Glenn Pomerantz, a Munger, Tolles & Olson partner who is representing the coalition, told a Manhattan federal judge that the proposed combination of the country's third- and fourth-largest cellphone carriers would eliminate Sprint from the market and cost consumers billions of dollars in higher annual bills.

Closing statements in the closely watched antitrust case followed a two-week trial in December, where attorneys from Sprint and T-Mobile argued that the $26 billion deal would create a more efficient competitor to market leaders AT&T and Verizon.

On Wednesday, T-Mobile attorney David Gelfand defended the deal and its benefit to customers, but Pomerantz argued that the companies had failed to prove that the supposed benefits to consumers outweighed the anti-competitive nature of the deal. With Sprint gone, Pomerantz said, T-Mobile would be more likely to coordinate with the market's major players and charge more for services.

He pointed to internal documents and other internal communications that, he said, showed T-Mobile's parent company, Deutsche Telekom AG, had pursued the deal, at least in part, to reduce competition.

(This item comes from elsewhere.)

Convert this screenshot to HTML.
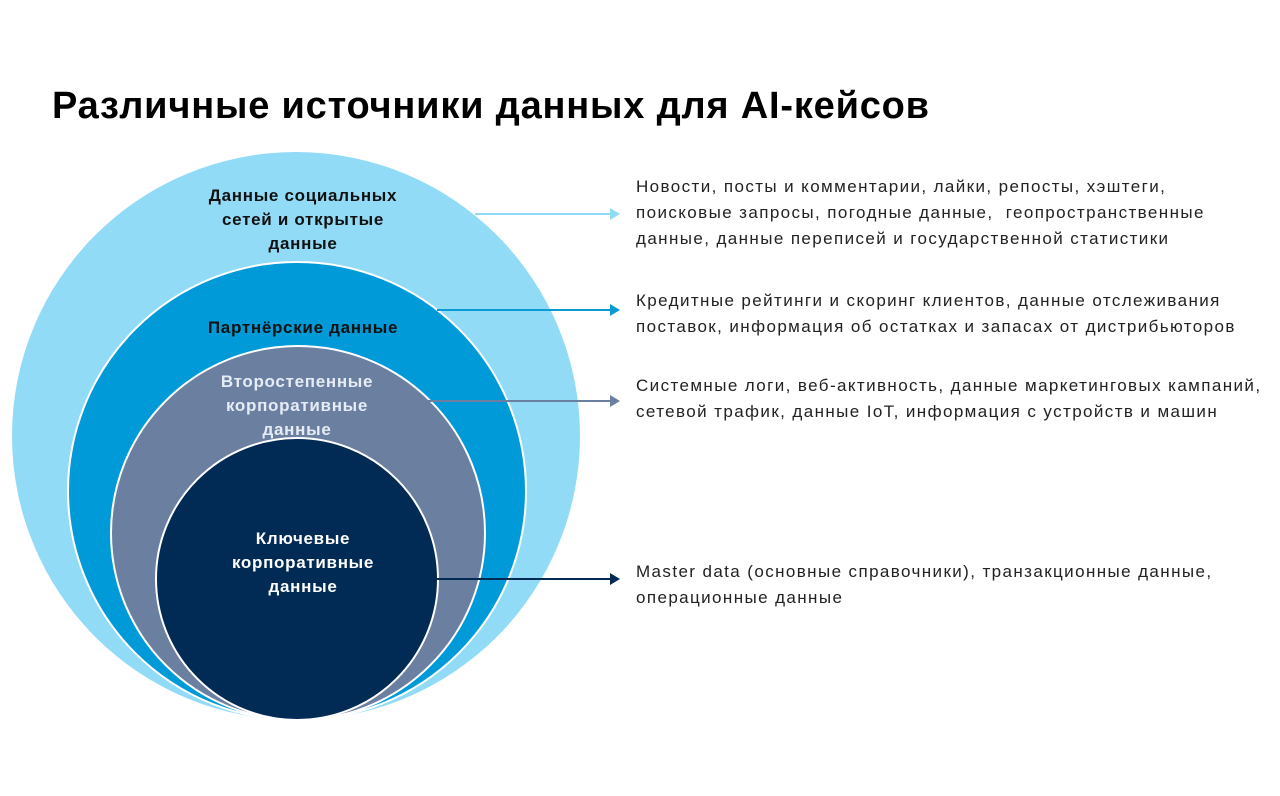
<!DOCTYPE html>
<html><head><meta charset="utf-8"><style>
body{margin:0;width:1280px;height:796px;background:#fff;overflow:hidden;position:relative;font-family:"Liberation Sans","DejaVu Sans",sans-serif}
.t{position:absolute;left:52px;top:85px;font-size:38px;font-weight:bold;color:#000;white-space:nowrap;letter-spacing:0.8px}
.r{position:absolute;left:636px;font-size:17px;line-height:26px;color:#222;white-space:nowrap;letter-spacing:1.4px}
</style></head><body>
<div class="t">Различные источники данных для AI-кейсов</div>
<svg width="1280" height="796" style="position:absolute;left:0;top:0">
<circle cx="296" cy="436" r="284" fill="#92dbf6"/>
<circle cx="297" cy="491" r="229" fill="#009ad8" stroke="#fff" stroke-width="2"/>
<circle cx="298" cy="533" r="187" fill="#6b7fa0" stroke="#fff" stroke-width="2"/>
<circle cx="297" cy="579" r="141" fill="#012a55" stroke="#fff" stroke-width="2"/>
<g font-family="Liberation Sans, sans-serif" font-weight="bold" font-size="17" letter-spacing="0.7" text-anchor="middle">
<text x="303" y="201" fill="#111">Данные социальных</text>
<text x="303" y="225" fill="#111">сетей и открытые</text>
<text x="303" y="249" fill="#111">данные</text>
<text x="303" y="333" fill="#111">Партнёрские данные</text>
<text x="297" y="387" fill="#e6ecf5">Второстепенные</text>
<text x="297" y="411" fill="#e6ecf5">корпоративные</text>
<text x="297" y="435" fill="#e6ecf5">данные</text>
<text x="303" y="544" fill="#fff">Ключевые</text>
<text x="303" y="568" fill="#fff">корпоративные</text>
<text x="303" y="592" fill="#fff">данные</text>
</g>
<g stroke-width="2">
<line x1="475" y1="214" x2="612" y2="214" stroke="#92dbf6"/>
<polygon points="610,208 620,214 610,220" fill="#92dbf6"/>
<line x1="437" y1="310" x2="612" y2="310" stroke="#0a9ad6"/>
<polygon points="610,304 620,310 610,316" fill="#0a9ad6"/>
<line x1="427" y1="401" x2="612" y2="401" stroke="#6b7fa0"/>
<polygon points="610,395 620,401 610,407" fill="#6b7fa0"/>
<line x1="436" y1="579" x2="612" y2="579" stroke="#012a55"/>
<polygon points="610,573 620,579 610,585" fill="#012a55"/>
</g>
</svg>
<div class="r" style="top:174px">Новости, посты и комментарии, лайки, репосты, хэштеги,<br>поисковые запросы, погодные данные,&nbsp; геопространственные<br>данные, данные переписей и государственной статистики</div>
<div class="r" style="top:288px">Кредитные рейтинги и скоринг клиентов, данные отслеживания<br>поставок, информация об остатках и запасах от дистрибьюторов</div>
<div class="r" style="top:373px">Системные логи, веб-активность, данные маркетинговых кампаний,<br>сетевой трафик, данные IoT, информация с устройств и машин</div>
<div class="r" style="top:559px">Master data (основные справочники), транзакционные данные,<br>операционные данные</div>
</body></html>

"You can't get much clearer about anti-competitive intent than this document," Pomerantz said, referencing one file from 2010.

In statements that spanned nearly two hours, Gelfand discounted those communications as "snippets, mostly older documents," with "no probative value" to the case currently before the court.

"Those documents were talking about another time, another possible merger, another situation," he said.

The Sprint and T-Mobile merger, Gelfand said, was fundamentally pro-competition because it would drastically lower costs and lead to increased capacity that would translate to lower prices for consumers. Faced with a growing "arms race" to improve speed and services for consumers, AT&T and Verizon would be forced to follow suit, he said.

"Neither one of those companies welcomes this merger," he said.

Gelfand also countered Pomerantz's arguments regarding the burden of proof in the case, saying it was up to the states to show that the merger, if completed, would lead to "substantially less" competition in the form of higher prices and lower-quality services.

T-Mobile has argued in court papers and at trial that each of the merging firms had assets that would fix the other's main competitive challenges, and said a combined company would be better positioned to "take it to" AT&T and Verizon than they would be as stand-alone companies.

For instance, T-Mobile said it would be able to capitalize on Sprint's midband spectrum to increase capacity, while its own low-band spectrum assets would address Sprint's coverage issues. In the end, the company said, a combination of the "complimentary assets" would create a network with double the total capacity and three times the 5G capability of the stand-alone networks.

The states' experts, meanwhile, had done little to undermine that vision of a postmerger landscape and thus had failed to carry their burden, Gelfand said.

"I know Mr. Pomerantz wants to shift all the burden in this case to us, but it remains with them," Gelfand said.

U.S. District Judge Victor Marrero, who is presiding over the case, adjourned Wednesday's hearing without a ruling. A decision on whether to enjoin the merger is expected in the coming weeks.

The U.S. Department of Justice already approved the merger in July, a month after the states filed their lawsuit.

They claim that promises of lightning-fast speeds and increased capacity could not be verified through an investigation and might not be available to consumers until several years in the future, if at all.

Any decision from Marrero could be appealed to the U.S. Court of Appeals for the Second Circuit.